Prince Harry reveals he feels guilty for not weeping publicly for his mother after her death.
The royal, then aged 12, only shed tears once – at Princess Diana’s private burial at her ancestral home at Althorp, Northants.
Harry, 38, tells ITV pal Tom Bradby in a candid 90-minute interview aired tomorrow: “Everyone knows where they were and what they were doing the night my mother died.
“I cried once, at the burial, and you know I go into detail about how strange it was and how actually there was some guilt that I felt and I think William felt as well, by walking around the outside of Kensington Palace.
“There were 50,000 bouquets of flowers to our mother, and there we were shaking people’s hands, smiling.”
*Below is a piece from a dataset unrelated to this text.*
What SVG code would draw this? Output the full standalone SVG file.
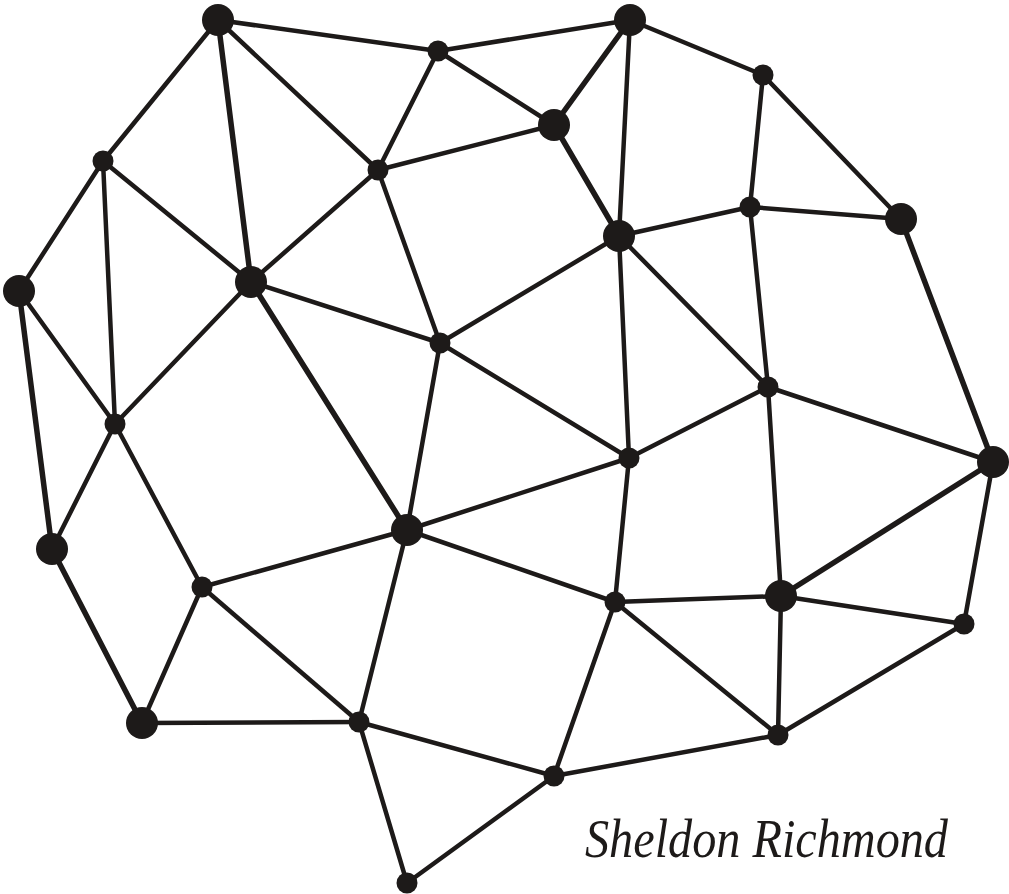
<svg xmlns="http://www.w3.org/2000/svg" width="1009" height="894" viewBox="0 0 1009 894">
<style>
.e line{stroke:#1d1a19;stroke-width:4.5;stroke-linecap:round}
.e line.t{stroke-width:5.5}
.n circle{fill:#1d1a19}
.lbl{font-family:"Liberation Serif","DejaVu Serif",serif;font-style:italic;font-size:54px;fill:#1d1a19}
</style>
<rect width="1009" height="894" fill="#ffffff"/>
<g id="connectors" class="e">
<line x1="218" y1="20" x2="438" y2="51"/>
<line x1="438" y1="51" x2="630" y2="20"/>
<line x1="218" y1="20" x2="103" y2="161"/>
<line x1="218" y1="20" x2="378" y2="170"/>
<line class="t" x1="218" y1="20" x2="251" y2="282"/>
<line x1="438" y1="51" x2="378" y2="170"/>
<line x1="438" y1="51" x2="554" y2="125"/>
<line class="t" x1="630" y1="20" x2="554" y2="125"/>
<line x1="630" y1="20" x2="763" y2="75"/>
<line x1="630" y1="20" x2="619" y2="236"/>
<line class="t" x1="554" y1="125" x2="619" y2="236"/>
<line x1="554" y1="125" x2="378" y2="170"/>
<line x1="763" y1="75" x2="750" y2="207"/>
<line x1="763" y1="75" x2="901" y2="219"/>
<line x1="103" y1="161" x2="19" y2="291"/>
<line x1="103" y1="161" x2="115" y2="424"/>
<line x1="103" y1="161" x2="251" y2="282"/>
<line x1="378" y1="170" x2="251" y2="282"/>
<line x1="378" y1="170" x2="440" y2="343"/>
<line x1="750" y1="207" x2="619" y2="236"/>
<line x1="750" y1="207" x2="901" y2="219"/>
<line x1="750" y1="207" x2="768" y2="387"/>
<line class="t" x1="901" y1="219" x2="993" y2="462"/>
<line x1="619" y1="236" x2="440" y2="343"/>
<line x1="619" y1="236" x2="629" y2="458"/>
<line x1="619" y1="236" x2="768" y2="387"/>
<line x1="19" y1="291" x2="115" y2="424"/>
<line class="t" x1="19" y1="291" x2="52" y2="549"/>
<line x1="251" y1="282" x2="115" y2="424"/>
<line x1="251" y1="282" x2="440" y2="343"/>
<line class="t" x1="251" y1="282" x2="407" y2="530"/>
<line x1="440" y1="343" x2="407" y2="530"/>
<line x1="440" y1="343" x2="629" y2="458"/>
<line x1="768" y1="387" x2="629" y2="458"/>
<line x1="768" y1="387" x2="781" y2="596"/>
<line x1="768" y1="387" x2="993" y2="462"/>
<line x1="115" y1="424" x2="52" y2="549"/>
<line x1="115" y1="424" x2="202" y2="587"/>
<line x1="629" y1="458" x2="407" y2="530"/>
<line x1="629" y1="458" x2="615" y2="602"/>
<line x1="407" y1="530" x2="202" y2="587"/>
<line x1="407" y1="530" x2="615" y2="602"/>
<line x1="407" y1="530" x2="359" y2="722"/>
<line x1="202" y1="587" x2="142" y2="723"/>
<line x1="202" y1="587" x2="359" y2="722"/>
<line class="t" x1="52" y1="549" x2="142" y2="723"/>
<line x1="142" y1="723" x2="359" y2="722"/>
<line x1="615" y1="602" x2="781" y2="596"/>
<line x1="615" y1="602" x2="554" y2="776"/>
<line x1="615" y1="602" x2="778" y2="735"/>
<line class="t" x1="781" y1="596" x2="993" y2="462"/>
<line x1="781" y1="596" x2="964" y2="624"/>
<line x1="781" y1="596" x2="778" y2="735"/>
<line x1="993" y1="462" x2="964" y2="624"/>
<line x1="964" y1="624" x2="778" y2="735"/>
<line x1="359" y1="722" x2="554" y2="776"/>
<line x1="359" y1="722" x2="407" y2="883"/>
<line x1="554" y1="776" x2="778" y2="735"/>
<line x1="554" y1="776" x2="407" y2="883"/>
</g>
<g class="n">
<g id="nA"><circle cx="218" cy="20" r="16"/></g>
<g id="nB"><circle cx="438" cy="51" r="10.5"/></g>
<g id="nC"><circle cx="630" cy="20" r="16"/></g>
<g id="nD"><circle cx="763" cy="75" r="10.5"/></g>
<g id="nE"><circle cx="554" cy="125" r="16"/></g>
<g id="nF"><circle cx="103" cy="161" r="10.5"/></g>
<g id="nG"><circle cx="378" cy="170" r="10.5"/></g>
<g id="nH"><circle cx="750" cy="207" r="10.5"/></g>
<g id="nI"><circle cx="901" cy="219" r="16"/></g>
<g id="nJ"><circle cx="619" cy="236" r="16"/></g>
<g id="nK"><circle cx="19" cy="291" r="16"/></g>
<g id="nL"><circle cx="251" cy="282" r="16"/></g>
<g id="nM"><circle cx="440" cy="343" r="10.5"/></g>
<g id="nN"><circle cx="768" cy="387" r="10.5"/></g>
<g id="nO"><circle cx="115" cy="424" r="10.5"/></g>
<g id="nP"><circle cx="629" cy="458" r="10.5"/></g>
<g id="nQ"><circle cx="993" cy="462" r="16"/></g>
<g id="nR"><circle cx="52" cy="549" r="16"/></g>
<g id="nS"><circle cx="407" cy="530" r="16"/></g>
<g id="nT"><circle cx="202" cy="587" r="10.5"/></g>
<g id="nU"><circle cx="615" cy="602" r="10.5"/></g>
<g id="nV"><circle cx="781" cy="596" r="16"/></g>
<g id="nW"><circle cx="964" cy="624" r="10.5"/></g>
<g id="nX"><circle cx="142" cy="723" r="16"/></g>
<g id="nY"><circle cx="359" cy="722" r="10.5"/></g>
<g id="nZ"><circle cx="778" cy="735" r="10.5"/></g>
<g id="nAA"><circle cx="554" cy="776" r="10.5"/></g>
<g id="nAB"><circle cx="407" cy="883" r="10.5"/></g>
</g>
<text class="lbl" x="585" y="857" textLength="363" lengthAdjust="spacingAndGlyphs">Sheldon Richmond</text>
</svg>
Harry added: “I’ve seen the videos, right, I looked back over it all.
“And the wet hands that we were shaking, we couldn’t understand why their hands were wet, but it was all the tears that they were wiping away.
“Everyone thought and felt like they knew our mum, and the two closest people to her, the two most loved people by her, were unable to show any emotion in that moment.”
The interview will be screened on ITV at 9pm tomorrow night, two days ahead of the official release of his controversial new book Spare.
Harry was aged just 12 and William 15 when Diana died in a Paris car crash in August 1997.
The interview, filmed at a house in Montecito, California, near the Sussexes’ home shortly before Christmas, will be watched carefully by Palace officials as well as a TV audience of millions.
Harry’s book includes a string of startling revelations about his life as well as brutal takedowns of members of his family, including Prince William and his wife Kate.
But it is the passages about his mum that are among the most emotional. In it he tells how he had initially believed his mother had faked her own death to escape Press intrusion into her life.
Harry reportedly wanted to cancel publication of the book during his visit to Britain for the Queen’s Platinum Jubilee celebrations in June but later decided to press ahead.
He admits in the book he has spent the subsequent decades trying to find out exactly what happened on the night his mother died.
He even asked his chaffeur to drive through the Paris tunnel where his mother died at the 65mph her car had been travelling at before the crash that killed her, boyfriend Dodi Fayed and chauffeur Henri Paul.
Harry also claims his father Charles, now 74, didn’t hug him after coming to his bedside to explain that doctors had been unable to save Diana.
And he recalls the first time his then-girlfriend Meghan visited Diana’s final resting place at Althorp she kneeled next to the grave to ask for guidance.